“Al entrar en el pueblo me pareció oír el relincho de un caballo. Era imposible. Hacía muchos años, desde que murió el pobre Aurelio, el último vecino, que en el pueblo no quedaban caballos. Ni machos, ni burros, ni ovejas, ni cabras, ni gallinas. Nada. Por no quedar no quedaba un alma”. Así comienza ‘El caballo de cartón’, de Abel Hernández, la novela ganadora del último Premio de la Crítica de Castilla y León. La descripción corresponde a Sarnago, un pueblecito de la Sierra de la Alcarama, en las Tierras Altas sorianas, pero lo mismo valdría para cualquier otro pueblo abandonado de cualquiera de las nueve provincias de la región.
Éste es un retrato preciso de las tierras castellanas y leonesas. El más evocador, el más nostálgico, el más literario. Pero no el único. Basta contemplar la vitalidad de la mayor parte de nuestras capitales, para tener que admitir que el siglo XXI también ha traído otras consecuencias a la región. La estampa de esas ciudades de casino provinciano de las que hablaba Machado en su vivencia castellana existe todavía, es cierto, pero de manera cada vez más residual. La Europa de las ciudades está terminando de diseñar un modelo territorial en el que alrededor de los grandes núcleos urbanos se distribuye toda una tupida red de pequeños núcleos rurales, modernos, bien comunicados e integrados en un nuevo estilo de relación entre el hombre y la naturaleza. La desaparición del mundo rural tradicional es un drama que pone fin a una cultura milenaria basada en los ciclos de las cosechas y en la colaboración de los hombres con los animales domésticos, pero ni Castilla y León ni España son los primeros en sufrirlo. Lo que ocurre es que en otras regiones del mundo ya han encontrado una respuesta más o menos satisfactoria sobre la integración en la modernidad de todo ese acervo cultural de siglos, mientras que nosotros estamos todavía formulando la pregunta. Porque nos duele, y porque tenemos aún muy arraigado ese vínculo ancestral con un modo de vida al que la in quisición del progreso, de los mercados y de los sacrosantos mandamientos de la economía ha condenado ya desde hace mucho tiempo.

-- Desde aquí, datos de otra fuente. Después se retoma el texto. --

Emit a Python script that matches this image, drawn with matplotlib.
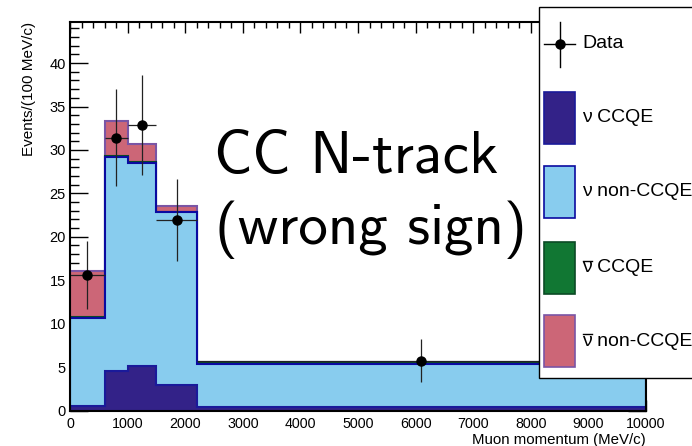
import matplotlib
matplotlib.use("Agg")
import matplotlib.pyplot as plt
from matplotlib.patches import Rectangle
from matplotlib.lines import Line2D
from matplotlib.ticker import MultipleLocator
import numpy as np

# ---------------- data ----------------
bin_edges = [0, 600, 1000, 1500, 2200, 10000]
nu_ccqe = [0.5, 4.6, 5.1, 2.9, 0.45]
nu_nonccqe = [10.1, 24.6, 23.45, 19.9, 4.95]
nubar_ccqe = [0.15, 0.05, 0.05, 0.05, 0.02]
nubar_nonccqe = [5.3, 4.1, 2.1, 0.7, 0.08]
data_values = [15.6, 31.4, 32.9, 21.9, 5.75]
data_errors = [3.95, 5.6, 5.75, 4.7, 2.45]

legend_labels = ["Data", "\u03bd CCQE", "\u03bd non-CCQE", "\u03bd CCQE", "\u03bd non-CCQE"]
legend_bar = [False, False, False, True, True]   # antineutrino: overline on nu

# ---------------- style ----------------
FONT = "Liberation Sans"
plt.rcParams['font.family'] = [FONT, 'DejaVu Sans']

W, H = 692, 446
fig = plt.figure(figsize=(W / 100, H / 100), dpi=100)
ax = fig.add_axes([70 / W, 1 - 410.5 / H, (646 - 70) / W, (410.5 - 22.3) / H])

fills = ["#332288", "#88CCEE", "#117733", "#CC6677"]
edges_c = ["#1a1a9a", "#0a0aa0", "#0b4a25", "#7a55a5"]
comps = [nu_ccqe, nu_nonccqe, nubar_ccqe, nubar_nonccqe]

edges = np.array(bin_edges, dtype=float)
cum = np.cumsum(np.array(comps, dtype=float), axis=0)

# ROOT-like stack: draw cumulative from top down, each filled from zero
for i in range(len(comps) - 1, -1, -1):
    z = 2 + (len(comps) - i)
    ax.stairs(cum[i], edges, baseline=0, fill=True, facecolor=fills[i],
              edgecolor='none', zorder=z)
    ax.stairs(cum[i], edges, baseline=None, fill=False, color=edges_c[i],
              linewidth=1.5, zorder=z + 0.5)
    ax.vlines([edges[0], edges[-1]], 0, [cum[i][0], cum[i][-1]],
              color=edges_c[i], linewidth=1.5, zorder=z + 0.5)

centers = 0.5 * (edges[:-1] + edges[1:])
halfw = 0.5 * (edges[1:] - edges[:-1])
ax.errorbar(centers, data_values, xerr=halfw, yerr=data_errors, fmt='o',
            color='black', ecolor='#222222', markersize=6.5, elinewidth=0.9,
            capsize=0, zorder=20)

ax.set_xlim(0, 10000)
ax.set_ylim(0, 44.7)
ax.xaxis.set_major_locator(MultipleLocator(1000))
ax.xaxis.set_minor_locator(MultipleLocator(200))
ax.yaxis.set_major_locator(MultipleLocator(5))
ax.yaxis.set_minor_locator(MultipleLocator(1))
ax.tick_params(axis='x', which='major', direction='in', length=8, width=1.0,
               top=True, labelsize=10.3, pad=4.5)
ax.tick_params(axis='x', which='minor', direction='in', length=4, width=1.0, top=True)
ax.tick_params(axis='y', which='major', direction='in', length=13, width=1.0,
               right=True, labelsize=10.5, pad=3)
ax.tick_params(axis='y', which='minor', direction='in', length=6.5, width=1.0, right=True)
for lab in ax.get_xticklabels() + ax.get_yticklabels():
    lab.set_fontfamily(FONT)
for s in ax.spines.values():
    s.set_linewidth(1.5)
    s.set_zorder(30)

fig.text(646 / W, 1 - 444 / H, "Muon momentum (MeV/c)", ha='right', va='baseline',
         fontsize=10.8, family=FONT)
fig.text(29 / W, 1 - 22 / H, "Events/(100 MeV/c)", ha='center', va='top',
         rotation=90, fontsize=11, family=FONT)

# big annotation
fig.text(214 / W, 1 - 173 / H, "CC N-track", ha='left', va='baseline',
         fontsize=43, family='cmss10')
fig.text(215 / W, 1 - 244 / H, "(wrong sign)", ha='left', va='baseline',
         fontsize=42.5, family='cmss10')

# legend box (extends past right edge, as in the reference)
box = Rectangle((539 / W, 1 - 378 / H), 0.5, (378 - 7) / H, transform=fig.transFigure,
                facecolor='white', edgecolor='black', linewidth=1.0, zorder=40)
fig.add_artist(box)
ly = [44, 118, 192, 268, 341]
# data entry
fig.add_artist(Line2D([544 / W, 575 / W], [1 - ly[0] / H] * 2, transform=fig.transFigure,
                      color='black', linewidth=1.0, zorder=41))
fig.add_artist(Line2D([559.5 / W] * 2, [1 - 22 / H, 1 - 67 / H], transform=fig.transFigure,
                      color='black', linewidth=1.0, zorder=41))
fig.add_artist(Line2D([559.5 / W], [1 - ly[0] / H], transform=fig.transFigure, marker='o',
                      color='black', markersize=6.5, zorder=42))
for k in range(4):
    y = ly[k + 1]
    fig.add_artist(Rectangle((544 / W, 1 - (y + 26) / H), 31 / W, 52 / H,
                             transform=fig.transFigure, facecolor=fills[k],
                             edgecolor=edges_c[k], linewidth=1.2, zorder=41))
for k, lab in enumerate(legend_labels):
    fig.text(582 / W, 1 - ly[k] / H, lab, ha='left', va='center', fontsize=14,
             family=[FONT, 'DejaVu Sans'], zorder=42)
    if legend_bar[k]:
        fig.add_artist(Line2D([582.5 / W, 592 / W], [1 - (ly[k] - 7.5) / H] * 2,
                              transform=fig.transFigure, color='black',
                              linewidth=1.0, zorder=43))

fig.savefig("out.png", dpi=100)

Ésta es una tierra con pasado. Pero también con un gran futuro. Así nos lo demuestran cada día esos emprendedores castellanos y leoneses que han sabido convertir sus mejores esencias, en sectores como la agroalimentación o el medio ambiente, no sólo en modelos exportables, sino también en fuentes de riqueza para las generaciones venideras. Ejemplos que tienen todavía un inmenso desarrollo por delante en sectores como la universidad, la cultura, el patrimonio o la investigación. Sin embargo, para terminar de sustituir un modelo por otro no sólo hacen falta políticas audaces, sino también empezar a trabajar por el principio. Y el principio no es otro que la ordenación racional del territorio. Sólo con un territorio ordenado, con un equilibrio verdadero entre las ciudades y sus redes de influencia, con una estructura de comunicaciones capaz de darles un nuevo sentido a nuestros pueblos y comarcas más amenazados, esas 118 medidas contra la despoblación, esos 500 millones anuales en inversión, esos 200 nuevos investigadores, esos 3.570 proyectos para nuevos emprendedores o esos 2.100 jóvenes que se deben incorporar a la nueva agricultura dejarán de ser cifras para convertirse, de verdad, en los nuevos pilares de una tierra de futuro y oportunidades; y no en un episodio más de la titánica lucha de los castellanos y leoneses contra el fantasma de la despoblación a lo largo de la mayor parte del siglo XX. Otra cosa es sembrar en baldío.